Возможно, албазинцам, в мае 1687 года свистевшим вслед уходящим супостатам с полуразрушенных стен, и казалось, что они – победители, более того, в какой-то степени так оно и было, но все же судьбы мира, как известно, решаются не на периферии. К 1687 году карта легла так, что и Москве, и Пекину пришлось всерьез задуматься о достижении взаимопонимания. Россия аккурат в это время заключила Вечный Мир с поляками и готовилась попробовать на излом (совсем чуть-чуть!) Османов, справедливо рассматривая этот проект с куда большим интересом, нежели непонятно что на востоке. В свою очередь, у Цинов под боком возникла проблема куда более серьезная: ойратский (западно-монгольский) хан Галдан-Бошокту вовсю объединял Степь, чтобы истребить вырожденцев-Чингизидов, основать новую династию и стать новым «освободителем Китая». Маньчжурам, только-только прошедшим той же дорожкой, было более чем понятно: такой нарыв необходимо выжигать до кости, и в самом зародыше, причем не откладывая, пока еще мелкие ханы Халхи, Северной Монголии, живы и зовут на помощь, а Галдан-Бошокту контролирует только половину степи.

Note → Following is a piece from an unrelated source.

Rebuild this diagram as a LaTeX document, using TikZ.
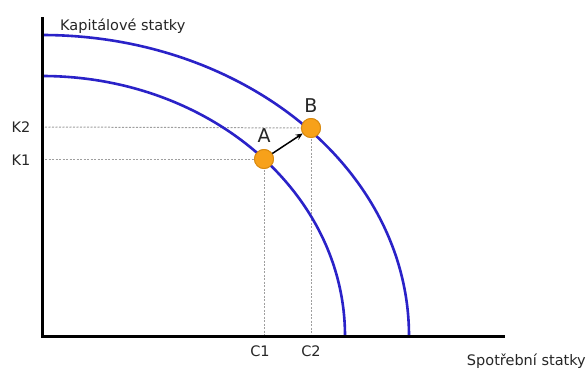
\documentclass[tikz,border=0pt]{standalone}
\usepackage{fontspec}
\setmainfont{DejaVu Sans}
\usetikzlibrary{arrows.meta}
\definecolor{curveblue}{HTML}{2A22C8}
\definecolor{dotfill}{HTML}{F7A11A}
\definecolor{dotedge}{HTML}{D98A10}
\tikzset{
  axis/.style={line width=3pt, black},
  ppf/.style={line width=2.6pt, curveblue},
  guide/.style={gray!75, dash pattern=on 2pt off 1.5pt, line width=1pt},
  dot/.style={circle, fill=dotfill, draw=dotedge, line width=0.9pt, minimum size=19pt, inner sep=0pt},
  lbl/.style={font=\fontsize{14.5}{16}\selectfont, inner sep=0pt, text=black!85},
  ptlbl/.style={font=\fontsize{19}{20}\selectfont, inner sep=0pt, text=black!85},
}
\begin{document}
\begin{tikzpicture}[x=1pt,y=-1pt]
\useasboundingbox (0,0) rectangle (587,370);
\fill[white] (0,0) rectangle (587,370);
% origin
\coordinate (O) at (42,336);
\coordinate (ytop) at (42,17);
\coordinate (xend) at (505,336);
% guides
\coordinate (k2s) at (45,127);
\coordinate (k1s) at (45,159);
\node[dot] (A) at (264,159) {};
\node[dot] (B) at (311,128) {};
\coordinate (c1b) at (264,336);
\coordinate (c2b) at (311,336);
\draw[guide] (k2s) -- (B.center);
\draw[guide] (k1s) -- (A.center);
\draw[guide] (A.center) -- (c1b);
\draw[guide] (B.center) -- (c2b);
% curves
\draw[ppf] (42,35) arc[start angle=90, end angle=0, x radius=367, y radius=-301];
\draw[ppf] (42,76) arc[start angle=90, end angle=0, x radius=303, y radius=-260];
% axes
\draw[axis] (ytop) -- (O) -- (xend);
% dots on top
\node[dot] at (A) {};
\node[dot] at (B) {};
\draw[-{Stealth[length=7pt,width=6pt]}, line width=1.5pt] (A) -- (B);
% labels
\node[ptlbl] (la) at (264,136) {A};
\node[ptlbl] (lb) at (311,106) {B};
\node[lbl, anchor=west] (ky) at (60,26) {Kapitálové statky};
\node[lbl, anchor=east] (sx) at (586,361) {Spotřební statky};
\node[lbl] (k2) at (21,127) {K2};
\node[lbl] (k1) at (21,160) {K1};
\node[lbl] (c1) at (260,351) {C1};
\node[lbl] (c2) at (311,351) {C2};
\end{tikzpicture}
\end{document}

При таком раскладе ни тем, ни другим не было резона качать права свыше необходимого. От мелкого ехидства цинский двор, конечно, не отказался, потребовав проводить переговоры не в Пекине, как полагалось бы, а в богом забытом Нерчинске. Однако о важности для маньчжуров данного мероприятия говорит тот факт, что их делегацию, выехавшую на север в мае 1688 года, возглавлял не просто полномочный посол, как полагалось бы, а знаменный князь Сонготу, один из ближайших советников деда и отца правящего Сына Неба. Фактически исполняющий обязанности премьер-министра, он, тем не менее, решился более чем на год покинуть столицу, невзирая на опасность интриг со стороны завистников, а это, согласитесь, серьезный показатель.